For the present purpose we require only a clear definition of the term 'income,' as used in common speech, in order to determine its meaning in the amendment, and, having formed also a correct judgment as to the nature of a stock dividend, we shall find it easy to decide the matter at issue. 

After examining dictionaries in common use (Bouv. L. D.; Standard Dict.; Webster's Internat. Dict.; Century Dict.), we find little to add to the succinct definition adopted in two cases arising under the Corporation Tax Act of 1909 (Stratton's Independence v. Howbert; Doyle v. Mitchell Bros. Co.), 'Income may be defined as the gain derived from capital, from labor, or from both combined,' provided it be understood to include profit gained through a sale or conversion of capital assets, to which it was applied in the Doyle Case.

        Here's a parse to make sure you do not forget the context of the Stratton's case:

[Corporate] 'income' may be defined as the [corporate] gain derived from capital, from labor, or from both combined, provided it be understood to include [corporate] profit gained through a sale or conversion of [corporate] capital assets, to which it was applied in the Doyle Case.

        And don't forget what the Doyle case said itself:

'Income,' ... imports, ... the idea of gain or increase arising from corporate activities.
Doyle v. Mitchell Bros.

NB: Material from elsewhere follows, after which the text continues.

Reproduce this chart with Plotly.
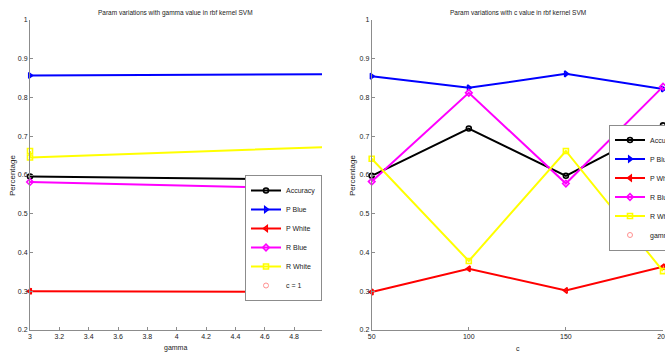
import plotly.graph_objects as go

# ---------------- data ----------------
series_names = ["Accuracy", "P Blue", "P White", "R Blue", "R White"]

# left panel: gamma variation (c = 1)
gamma_x = [3, 5]
gamma_acc = [0.596, 0.588]
gamma_pblue = [0.857, 0.860]
gamma_pwhite = [0.300, 0.298]
gamma_rblue = [0.582, 0.564]
gamma_rwhite_x = [3, 3, 5]
gamma_rwhite = [0.662, 0.645, 0.672]

# right panel: c variation
c_x = [50, 100, 150, 200]
c_acc = [0.598, 0.720, 0.598, 0.728]
c_pblue = [0.855, 0.825, 0.861, 0.822]
c_pwhite = [0.298, 0.358, 0.302, 0.363]
c_rblue = [0.583, 0.812, 0.578, 0.828]
c_rwhite = [0.642, 0.378, 0.662, 0.352]

y_ticks = [0.2, 0.3, 0.4, 0.5, 0.6, 0.7, 0.8, 0.9, 1.0]
y_ticklabels = ["0.2", "0.3", "0.4", "0.5", "0.6", "0.7", "0.8", "0.9", "1"]
gamma_ticks = [3, 3.2, 3.4, 3.6, 3.8, 4, 4.2, 4.4, 4.6, 4.8]
gamma_ticklabels = ["3", "3.2", "3.4", "3.6", "3.8", "4", "4.2", "4.4", "4.6", "4.8"]
c_ticks = [50, 100, 150, 200]

# ---------------- style ----------------
FONT = "Liberation Sans, Arial, sans-serif"
TXT = "#222222"
colors = ["#000000", "#0000ff", "#ff0000", "#ff00ff", "#ffff00"]
symbols = ["circle-open", "triangle-right-open", "triangle-left-open", "diamond-open", "square-open"]

W, H = 665, 353
T, B = 20, 23
PH = H - T - B


def px(x):
    return x / W


def py(y):
    return (H - B - y) / PH


fig = go.Figure()

left_sets = [
    (gamma_x, gamma_acc),
    (gamma_x, gamma_pblue),
    (gamma_x, gamma_pwhite),
    (gamma_x, gamma_rblue),
    (gamma_rwhite_x, gamma_rwhite),
]
right_sets = [
    (c_x, c_acc),
    (c_x, c_pblue),
    (c_x, c_pwhite),
    (c_x, c_rblue),
    (c_x, c_rwhite),
]


def marker(i):
    return dict(symbol=symbols[i], size=5, color=colors[i], line=dict(width=1.6, color=colors[i]))


for i, (xs, ys) in enumerate(left_sets):
    fig.add_trace(go.Scatter(
        x=xs, y=ys, name=series_names[i], mode="lines+markers",
        line=dict(color=colors[i], width=2), marker=marker(i),
        cliponaxis=False, xaxis="x", yaxis="y", legend="legend",
    ))
fig.add_trace(go.Scatter(
    x=[None], y=[None], name="c = 1", mode="markers",
    marker=dict(symbol="circle-open", size=5, color="#ff9090", line=dict(width=1, color="#ff9090")),
    xaxis="x", yaxis="y", legend="legend",
))

for i, (xs, ys) in enumerate(right_sets):
    fig.add_trace(go.Scatter(
        x=xs, y=ys, name=series_names[i], mode="lines+markers",
        line=dict(color=colors[i], width=2), marker=marker(i),
        cliponaxis=False, xaxis="x2", yaxis="y2", legend="legend2",
    ))
fig.add_trace(go.Scatter(
    x=[None], y=[None], name="gamma = 0.1", mode="markers",
    marker=dict(symbol="circle-open", size=5, color="#ff9090", line=dict(width=1, color="#ff9090")),
    xaxis="x2", yaxis="y2", legend="legend2",
))

axis_common = dict(
    showline=True, linecolor="#8c8c8c", linewidth=1,
    ticks="inside", ticklen=3, tickcolor="#8c8c8c",
    showgrid=False, zeroline=False, mirror=False,
    ticklabeloverflow="allow",
    tickfont=dict(family=FONT, size=7, color=TXT),
)

legend_common = dict(
    bgcolor="white", bordercolor="#8c8c8c", borderwidth=1,
    font=dict(family=FONT, size=7, color=TXT), itemwidth=30,
    tracegroupgap=0,
)

fig.update_layout(
    width=W, height=H,
    margin=dict(l=0, r=0, t=T, b=B, autoexpand=False),
    paper_bgcolor="white", plot_bgcolor="white",
    font=dict(family=FONT, size=7, color=TXT),
    xaxis=dict(domain=[px(30), px(322)], range=[3, 4.99], tickvals=gamma_ticks,
               ticktext=gamma_ticklabels, anchor="y", **axis_common),
    yaxis=dict(domain=[0, 1], range=[0.2, 1.0], tickvals=y_ticks, ticktext=y_ticklabels,
               anchor="x", **axis_common),
    xaxis2=dict(domain=[px(371.7), px(663)], range=[50, 200], tickvals=c_ticks,
                anchor="y2", **axis_common),
    yaxis2=dict(domain=[0, 1], range=[0.2, 1.0], tickvals=y_ticks, ticktext=y_ticklabels,
                anchor="x2", **axis_common),
    legend=dict(x=px(322), xanchor="right", y=py(238), yanchor="middle", **legend_common),
    legend2=dict(x=px(609), xanchor="left", y=py(187.5), yanchor="middle", **legend_common),
    showlegend=True,
)

ann = [
    dict(text="Param variations with gamma value in rbf kernel SVM", x=px(176), y=py(12.5), size=6.5),
    dict(text="Param variations with c value in rbf kernel SVM", x=px(517.5), y=py(12.5), size=6.5),
    dict(text="gamma", x=px(176), y=py(348.5), size=7),
    dict(text="c", x=px(517.5), y=py(348.5), size=7),
    dict(text="Percentage", x=px(13), y=py(176), textangle=-90, size=8),
    dict(text="Percentage", x=px(353), y=py(176), textangle=-90, size=8),
]
for a in ann:
    size = a.pop("size")
    fig.add_annotation(xref="paper", yref="paper", showarrow=False,
                       xanchor="center", yanchor="middle",
                       font=dict(family=FONT, size=size, color=TXT), **a)

fig.write_html("out.html")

Co., 247 U.S. 179 (1918)

        There can be NO misunderstanding that the 1909 definition of income did NOT include the revenue ("payroll" or "compensation for labor") coming in to a natural person.  What I refer to as "Payroll" (compensation for labor), is the particular revenue stream to the natural person in exchange or trade for his equally valued labor.

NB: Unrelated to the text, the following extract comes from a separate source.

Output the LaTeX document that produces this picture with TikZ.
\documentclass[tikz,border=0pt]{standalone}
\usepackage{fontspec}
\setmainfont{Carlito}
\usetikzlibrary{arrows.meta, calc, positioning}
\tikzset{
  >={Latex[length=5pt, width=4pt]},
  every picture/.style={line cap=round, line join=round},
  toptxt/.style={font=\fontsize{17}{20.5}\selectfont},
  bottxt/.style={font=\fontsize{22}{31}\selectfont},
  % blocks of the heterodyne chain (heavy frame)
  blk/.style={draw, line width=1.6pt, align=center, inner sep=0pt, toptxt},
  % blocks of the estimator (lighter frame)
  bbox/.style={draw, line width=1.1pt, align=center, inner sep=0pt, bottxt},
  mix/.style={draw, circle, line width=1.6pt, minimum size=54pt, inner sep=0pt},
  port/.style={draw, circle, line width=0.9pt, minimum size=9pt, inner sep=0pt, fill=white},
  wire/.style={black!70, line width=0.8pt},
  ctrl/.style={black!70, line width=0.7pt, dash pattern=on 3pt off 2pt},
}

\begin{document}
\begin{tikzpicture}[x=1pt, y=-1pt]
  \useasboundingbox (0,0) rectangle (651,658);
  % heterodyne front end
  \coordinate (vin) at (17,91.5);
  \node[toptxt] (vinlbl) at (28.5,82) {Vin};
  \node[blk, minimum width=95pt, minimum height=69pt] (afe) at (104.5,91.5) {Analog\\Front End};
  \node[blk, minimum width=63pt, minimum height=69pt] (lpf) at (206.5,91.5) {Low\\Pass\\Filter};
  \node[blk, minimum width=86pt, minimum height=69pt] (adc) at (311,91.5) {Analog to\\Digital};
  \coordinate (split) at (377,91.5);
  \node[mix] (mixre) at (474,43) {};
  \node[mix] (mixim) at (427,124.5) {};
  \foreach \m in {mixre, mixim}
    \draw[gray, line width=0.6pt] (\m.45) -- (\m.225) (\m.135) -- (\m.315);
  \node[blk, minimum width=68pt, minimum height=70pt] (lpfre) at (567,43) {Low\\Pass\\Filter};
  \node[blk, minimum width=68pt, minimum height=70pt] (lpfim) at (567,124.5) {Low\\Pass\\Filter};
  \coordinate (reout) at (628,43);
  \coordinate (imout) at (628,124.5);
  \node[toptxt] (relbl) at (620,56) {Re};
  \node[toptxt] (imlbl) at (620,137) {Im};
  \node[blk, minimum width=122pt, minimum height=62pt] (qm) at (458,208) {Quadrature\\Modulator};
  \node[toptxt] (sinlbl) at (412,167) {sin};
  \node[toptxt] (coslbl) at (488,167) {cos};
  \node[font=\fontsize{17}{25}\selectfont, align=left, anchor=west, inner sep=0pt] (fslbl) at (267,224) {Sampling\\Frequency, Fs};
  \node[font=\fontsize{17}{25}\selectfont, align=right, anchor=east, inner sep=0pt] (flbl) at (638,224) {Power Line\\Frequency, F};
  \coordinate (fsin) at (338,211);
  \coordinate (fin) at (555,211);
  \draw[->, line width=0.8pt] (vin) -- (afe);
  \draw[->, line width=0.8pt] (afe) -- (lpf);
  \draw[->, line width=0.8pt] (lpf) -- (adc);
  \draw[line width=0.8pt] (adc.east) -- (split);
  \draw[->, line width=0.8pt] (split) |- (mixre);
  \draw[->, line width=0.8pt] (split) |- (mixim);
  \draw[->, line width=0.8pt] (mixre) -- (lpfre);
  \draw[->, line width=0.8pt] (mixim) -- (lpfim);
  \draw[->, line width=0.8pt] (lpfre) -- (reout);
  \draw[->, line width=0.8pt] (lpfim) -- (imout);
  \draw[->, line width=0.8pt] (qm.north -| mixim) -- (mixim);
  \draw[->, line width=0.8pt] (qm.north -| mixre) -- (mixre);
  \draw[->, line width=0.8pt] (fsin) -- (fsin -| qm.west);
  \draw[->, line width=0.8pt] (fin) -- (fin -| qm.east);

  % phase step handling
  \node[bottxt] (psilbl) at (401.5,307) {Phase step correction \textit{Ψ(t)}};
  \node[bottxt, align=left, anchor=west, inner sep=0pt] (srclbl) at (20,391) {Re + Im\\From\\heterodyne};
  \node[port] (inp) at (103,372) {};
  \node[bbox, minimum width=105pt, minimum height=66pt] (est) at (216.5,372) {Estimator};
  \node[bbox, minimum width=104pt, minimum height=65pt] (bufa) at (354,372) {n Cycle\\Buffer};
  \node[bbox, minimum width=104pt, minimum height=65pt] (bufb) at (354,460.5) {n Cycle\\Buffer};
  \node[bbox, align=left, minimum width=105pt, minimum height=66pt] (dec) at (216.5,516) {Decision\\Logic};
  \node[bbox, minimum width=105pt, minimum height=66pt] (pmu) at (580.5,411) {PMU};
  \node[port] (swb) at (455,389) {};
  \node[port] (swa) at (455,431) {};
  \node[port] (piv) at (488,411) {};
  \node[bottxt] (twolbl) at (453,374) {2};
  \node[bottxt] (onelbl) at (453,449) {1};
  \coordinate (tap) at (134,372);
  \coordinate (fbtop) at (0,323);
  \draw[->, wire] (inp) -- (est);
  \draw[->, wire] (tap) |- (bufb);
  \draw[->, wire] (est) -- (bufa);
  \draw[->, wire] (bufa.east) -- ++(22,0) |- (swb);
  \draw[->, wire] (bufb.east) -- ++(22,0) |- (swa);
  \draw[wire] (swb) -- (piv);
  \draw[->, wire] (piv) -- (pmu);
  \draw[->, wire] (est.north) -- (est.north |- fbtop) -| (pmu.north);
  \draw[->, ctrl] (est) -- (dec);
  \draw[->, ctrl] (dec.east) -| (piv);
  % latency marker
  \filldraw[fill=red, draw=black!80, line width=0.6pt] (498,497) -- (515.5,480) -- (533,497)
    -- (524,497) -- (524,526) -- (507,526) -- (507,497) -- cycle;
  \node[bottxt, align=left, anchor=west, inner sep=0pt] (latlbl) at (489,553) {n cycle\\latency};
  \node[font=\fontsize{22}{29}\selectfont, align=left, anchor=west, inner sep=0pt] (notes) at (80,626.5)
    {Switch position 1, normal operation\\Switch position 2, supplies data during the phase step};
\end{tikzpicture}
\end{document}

        The 1909 Tax Act definition of "income" did NOT include the revenue that I refer to as "Return On Investment"  which is descriptive of the particular revenue stream to the natural person because of ownership of invested property.  (They could have as covered on page 2580 of the House report which will follow shortly.)

        The definition of the "income" in 1909 Tax Act did not include "payroll" or "compensation for labor" and the door to taxing "payroll" or "compensation for labor" AS income was NEVER opened.

        It is at this point in the judicial chronology after the Supreme Court cases presented on the previous three pages, the [corporate] context of the three rulings under the 1909 tax act is truncated from the definition.  Or so it appears.

       The truncation appears to exist from this point onward, and shall be examined in due course.

        Returning to Eisner v. Macomber.

Eisner v. Macomber, 252 U.S. 189 (1920)

'Income may be defined as the gain derived from capital, from labor, or from both combined,' provided it be understood to include profit gained through a sale or conversion of capital assets, to which it was applied in the Doyle Case.

Brief as it is, it indicates the characteristic and distinguishing attribute of income essential for a correct solution of the present controversy. The government, although basing its argument upon the definition as quoted, placed chief emphasis upon the word 'gain,' which was extended to include a variety of meanings; while the significance of the next three words was either overlooked or misconceived.

'Derived-from-capital'; 'the gain-derived-from-capital,' etc.

Here we have the essential matter: not a gain accruing to capital; not a growth or increment of value in the investment; but a gain, a profit, something of exchangeable value, proceeding from the property, severed from the capital, however invested or employed, and coming in, being 'derived'-that is, received or drawn by the recipient (the taxpayer) for his separate use, benefit and disposal- that is income derived from property.

Nothing else answers the description.

        The "description" itself can only be described as "Return on Investment".